I am one of those people. Yes, I frequently speak of “the good old days”. Remember? Do you remember when? When we lived in a less disposable world, when if something was broke you fixed it and didn’t run to the nearest big box store and just replace it. Do you remember the lessons that were part of everyday life? I do realize some of you are too young to have experienced the “good old days”so I will give you a brief overview.
In days gone by appliances were repaired not replaced. They were built with good old US steel and were meant to last decades not years. TV’s had tubes, if something was amiss you could buy little number kits to number each slot and tube then take the tubes out, go to the electronics shop where they tested each one then sold you a replacement for the bad ones. In the good old days we old timers didn’t have “recycling” centers we just used items then passed them on to others as hand me downs until there was no life left in that item.

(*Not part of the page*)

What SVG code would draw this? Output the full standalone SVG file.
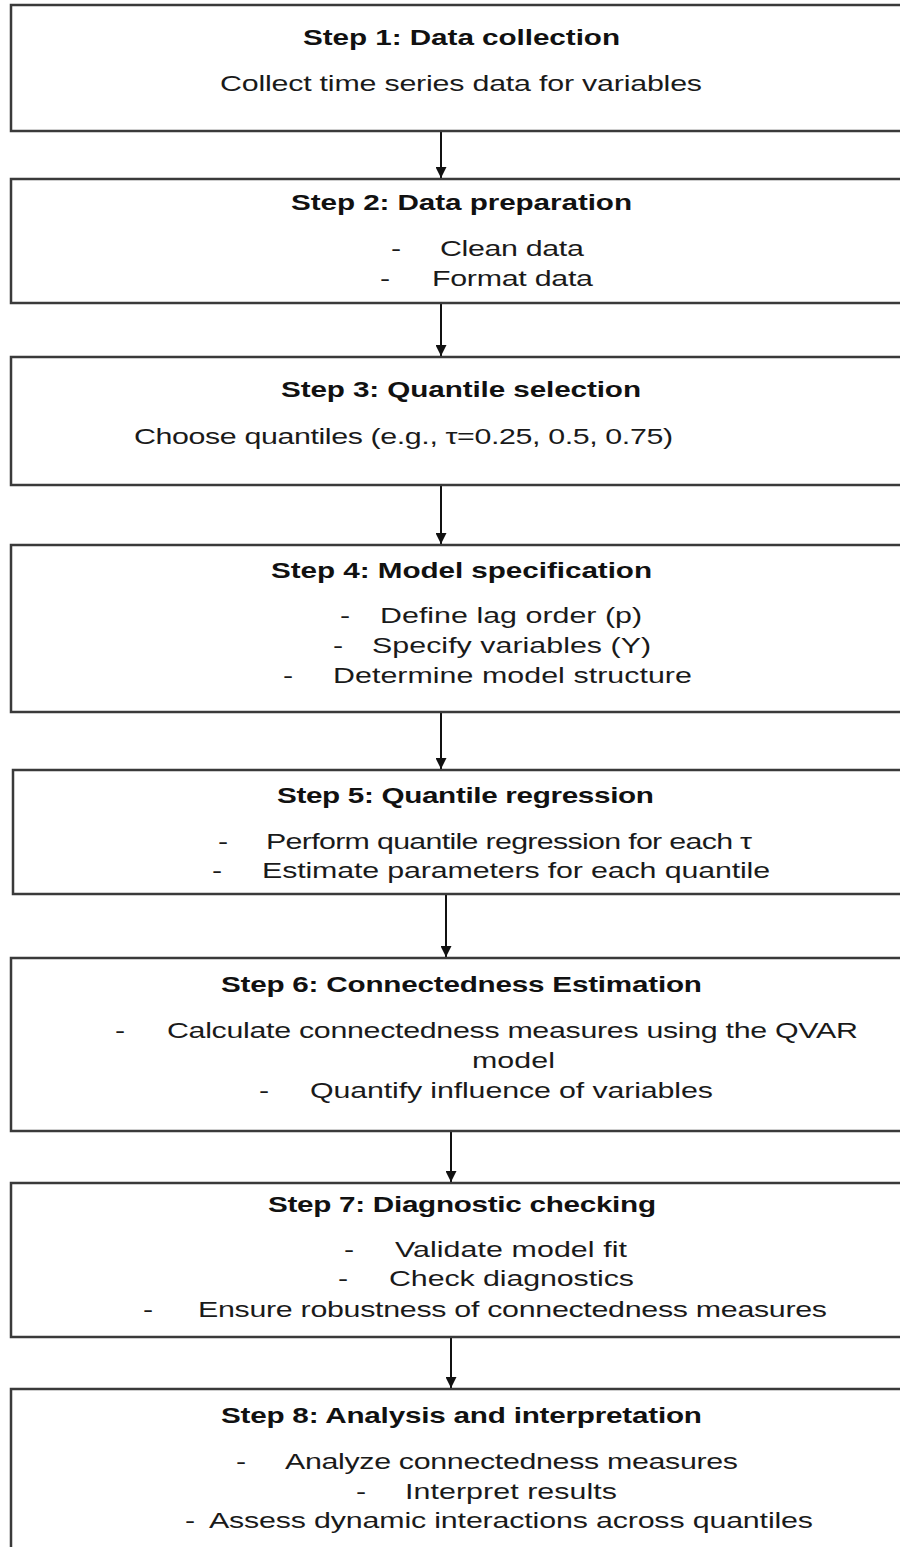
<svg xmlns="http://www.w3.org/2000/svg" width="900" height="1547" viewBox="0 0 900 1547">
<style>
.box{fill:#ffffff;stroke:#3a3a3a;stroke-width:2.5}
.t{font-family:"Liberation Sans",Arial,sans-serif;font-size:21.5px;font-weight:bold;fill:#111}
.b{font-family:"Liberation Sans",Arial,sans-serif;font-size:22px;fill:#1a1a1a}
.c{stroke:#111;stroke-width:2;fill:none}
</style>
<defs>
<marker id="ah" viewBox="0 0 10 10" refX="10" refY="5" markerWidth="5.5" markerHeight="5.5" orient="auto" markerUnits="strokeWidth">
<path d="M0,0 L10,5 L0,10 z" fill="#111"/>
</marker>
</defs>
<rect width="900" height="1547" fill="#ffffff"/>
<g id="connectors">
<line class="c" x1="441" y1="132" x2="441" y2="178" marker-end="url(#ah)"/>
<line class="c" x1="441" y1="304" x2="441" y2="356" marker-end="url(#ah)"/>
<line class="c" x1="441" y1="486" x2="441" y2="544" marker-end="url(#ah)"/>
<line class="c" x1="441" y1="713" x2="441" y2="769" marker-end="url(#ah)"/>
<line class="c" x1="446" y1="895" x2="446" y2="957" marker-end="url(#ah)"/>
<line class="c" x1="451" y1="1132" x2="451" y2="1182" marker-end="url(#ah)"/>
<line class="c" x1="451" y1="1338" x2="451" y2="1388" marker-end="url(#ah)"/>
</g>
<g id="step1">
<rect class="box" x="11" y="5" width="900" height="126"/>
<g transform="scale(1.38,1)">
<text class="t" x="219.6" y="45" textLength="229.7">Step 1: Data collection</text>
<text class="b" x="159.4" y="91" textLength="349.3">Collect time series data for variables</text>
</g>
</g>
<g id="step2">
<rect class="box" x="11" y="179" width="900" height="124"/>
<g transform="scale(1.38,1)">
<text class="t" x="210.9" y="210" textLength="247.1">Step 2: Data preparation</text>
<text class="b" x="283.3" y="256">-</text>
<text class="b" x="318.8" y="256" textLength="104.3">Clean data</text>
<text class="b" x="275.4" y="286">-</text>
<text class="b" x="313.0" y="286" textLength="116.7">Format data</text>
</g>
</g>
<g id="step3">
<rect class="box" x="11" y="357" width="900" height="128"/>
<g transform="scale(1.38,1)">
<text class="t" x="203.6" y="397" textLength="260.9">Step 3: Quantile selection</text>
<text class="b" x="97.1" y="444" textLength="390.6">Choose quantiles (e.g., τ=0.25, 0.5, 0.75)</text>
</g>
</g>
<g id="step4">
<rect class="box" x="11" y="545" width="900" height="167"/>
<g transform="scale(1.38,1)">
<text class="t" x="196.4" y="578" textLength="276.1">Step 4: Model specification</text>
<text class="b" x="246.4" y="623">-</text>
<text class="b" x="275.4" y="623" textLength="189.9">Define lag order (p)</text>
<text class="b" x="241.3" y="653">-</text>
<text class="b" x="269.6" y="653" textLength="202.2">Specify variables (Y)</text>
<text class="b" x="205.1" y="683">-</text>
<text class="b" x="241.3" y="683" textLength="260.1">Determine model structure</text>
</g>
</g>
<g id="step5">
<rect class="box" x="13" y="770" width="900" height="124"/>
<g transform="scale(1.38,1)">
<text class="t" x="200.7" y="803" textLength="273.2">Step 5: Quantile regression</text>
<text class="b" x="158.0" y="849">-</text>
<text class="b" x="192.8" y="849" textLength="352.2">Perform quantile regression for each τ</text>
<text class="b" x="153.6" y="878">-</text>
<text class="b" x="189.9" y="878" textLength="368.1">Estimate parameters for each quantile</text>
</g>
</g>
<g id="step6">
<rect class="box" x="11" y="958" width="900" height="173"/>
<g transform="scale(1.38,1)">
<text class="t" x="160.1" y="992" textLength="348.6">Step 6: Connectedness Estimation</text>
<text class="b" x="83.3" y="1038">-</text>
<text class="b" x="121.0" y="1038" textLength="500.7">Calculate connectedness measures using the QVAR</text>
<text class="b" x="342.0" y="1068" textLength="60.1">model</text>
<text class="b" x="187.7" y="1098">-</text>
<text class="b" x="224.6" y="1098" textLength="292.0">Quantify influence of variables</text>
</g>
</g>
<g id="step7">
<rect class="box" x="11" y="1183" width="900" height="154"/>
<g transform="scale(1.38,1)">
<text class="t" x="194.2" y="1212" textLength="281.2">Step 7: Diagnostic checking</text>
<text class="b" x="249.3" y="1257">-</text>
<text class="b" x="286.2" y="1257" textLength="168.1">Validate model fit</text>
<text class="b" x="244.9" y="1286">-</text>
<text class="b" x="281.9" y="1286" textLength="177.5">Check diagnostics</text>
<text class="b" x="103.6" y="1317">-</text>
<text class="b" x="143.5" y="1317" textLength="455.8">Ensure robustness of connectedness measures</text>
</g>
</g>
<g id="step8">
<rect class="box" x="11" y="1389" width="900" height="170"/>
<g transform="scale(1.38,1)">
<text class="t" x="160.1" y="1423" textLength="348.6">Step 8: Analysis and interpretation</text>
<text class="b" x="171.0" y="1469">-</text>
<text class="b" x="206.5" y="1469" textLength="328.3">Analyze connectedness measures</text>
<text class="b" x="258.0" y="1499">-</text>
<text class="b" x="293.5" y="1499" textLength="153.6">Interpret results</text>
<text class="b" x="134.1" y="1528">-</text>
<text class="b" x="151.4" y="1528" textLength="437.7">Assess dynamic interactions across quantiles</text>
</g>
</g>
</svg>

Shopping was much different back then. None of this plastic bags that fall over or rip spilling your groceries-we had brown bags. I miss brown bags. They were large enough to cut the ends out and use to roll cookie dough out, cover school books, make craft items heck we even cooked with them. You young folks may never know the awesome turkeys that were cooked in brown bags. The meat stayed so juicy yet the skin was just crispy enough to melt in your mouth. The oven stayed clean too as the grease splatters were contained. Yes, brown bags were so much better for our environment too as they would compost where as these plastic bags of today pollute our Environment by blowing around, wrapping in trees, power lines or end up in our lakes and oceans causing death to our sea life.
I could go on for hours about the good old days but I’ll stop and get to the point. Today I had an opportunity to share with my youngest son Caleb some of the “good old days”ingenuity. The little green giants throttle cable broke and his immediate reaction was-what are we gonna do call dad? Of course dad is miles away working to get firewood and water to the cabin so I responded to my son in the same way I was taught by my PawPaw to deal with situations. I explained to him we needed to assess the situation before doing anything. We had a tool box and the ever present baling wire so instead of calling for help-maybe we should first see if we could help ourselves.

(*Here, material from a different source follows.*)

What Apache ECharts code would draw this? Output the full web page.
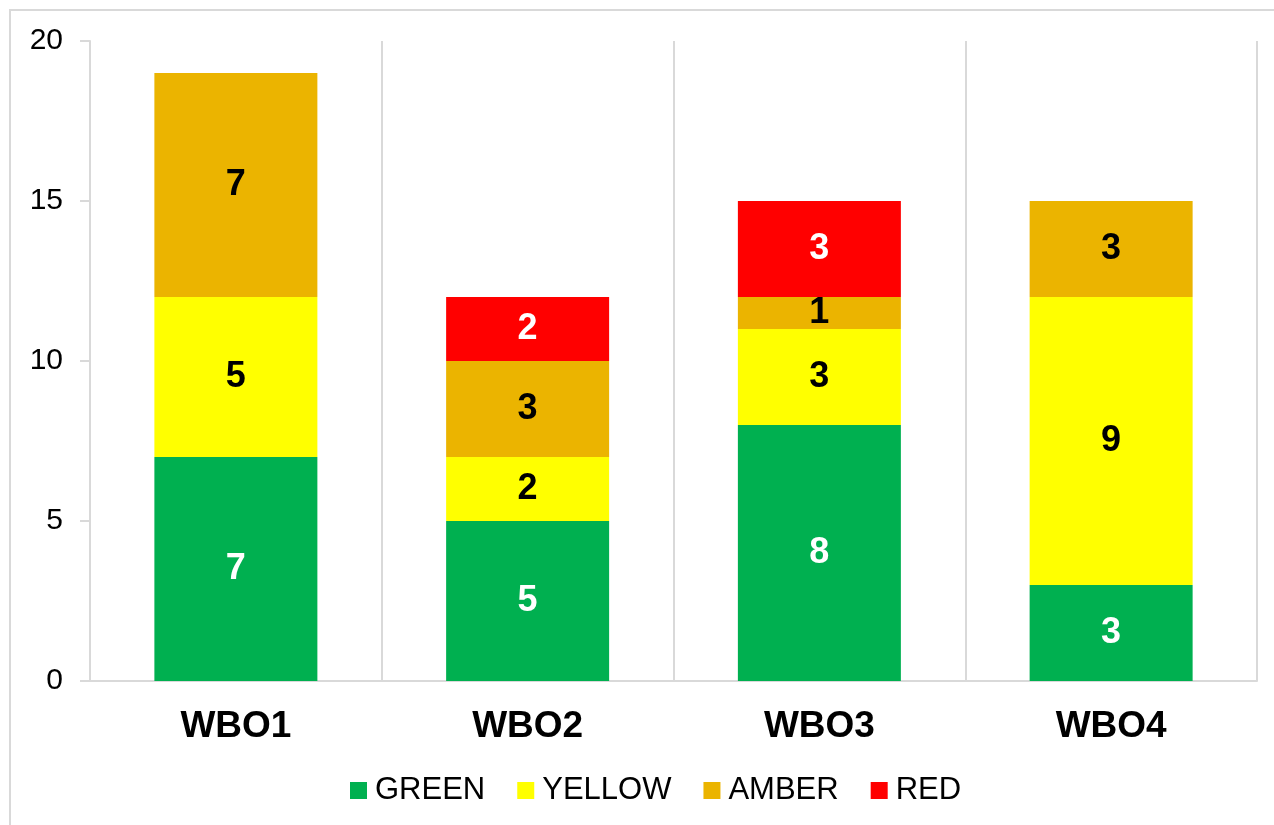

Tearing into a throttle assembly in the woods may not seem like much fun for others-especially at 20 degrees out but for me it was one of the best days I’ve had in a long while. Finding the broken cable, asking Caleb his opinion, listening to his ideas and finally coming to the conclusion we did not have the needed parts to fix but that did not mean we were down and out. My son learned a few lessons today. He learned where there’s a will there is always a way. He also learned that teamwork will move you forward when all seems lost. We ended up using a piece of wire to extend the cable, he controlled the right side steering and I controlled the throttle and left side steering. It was a temporary resolution that worked to get us out of the woods and to our truck.
We headed into town and no parts could be found anywhere that I could makeshift a throttle but we did find a young man in a local repair shop who attempted to solder the cable. It didn’t work but once again I kept things calm and we worked a way out to hold the even shorter throttle cable with pliers and make it functional. Caleb then operated the throttle using care to heed my directions and I used the joysticks to steer-we made it home safely in the dark and cold where tomorrow he and his dad will work together and find a more permanent fix until the part can be replaced. It was a great day. My son learned so many lessons he will carry throughout his life and we built a memory that will last a lifetime.
I hope my ramblings leave you with food for thought. That perhaps when your in a frustrating situation you too will remember that just because something is broken the world hasn’t ended. Be it a piece of machinery, a person or a relationship-broken doesn’t mean you replace it it simply means you find a way to repair it and make it whole again.
God Bless you all and thank you for allowing me to come into your lives if even for a brief moment.
2 thoughts on “Changing times and life’s lessons”
Thanks Kimberly for this insight!
Great moment to share with you son. I was born at the end of the good old days but my father was born during the Great Depression and has instilled in me the value and ability to “live on a shoe string” and repurpose just about everything. It has served me well. Thank you for reminding me of this. Have a wonderful weekend.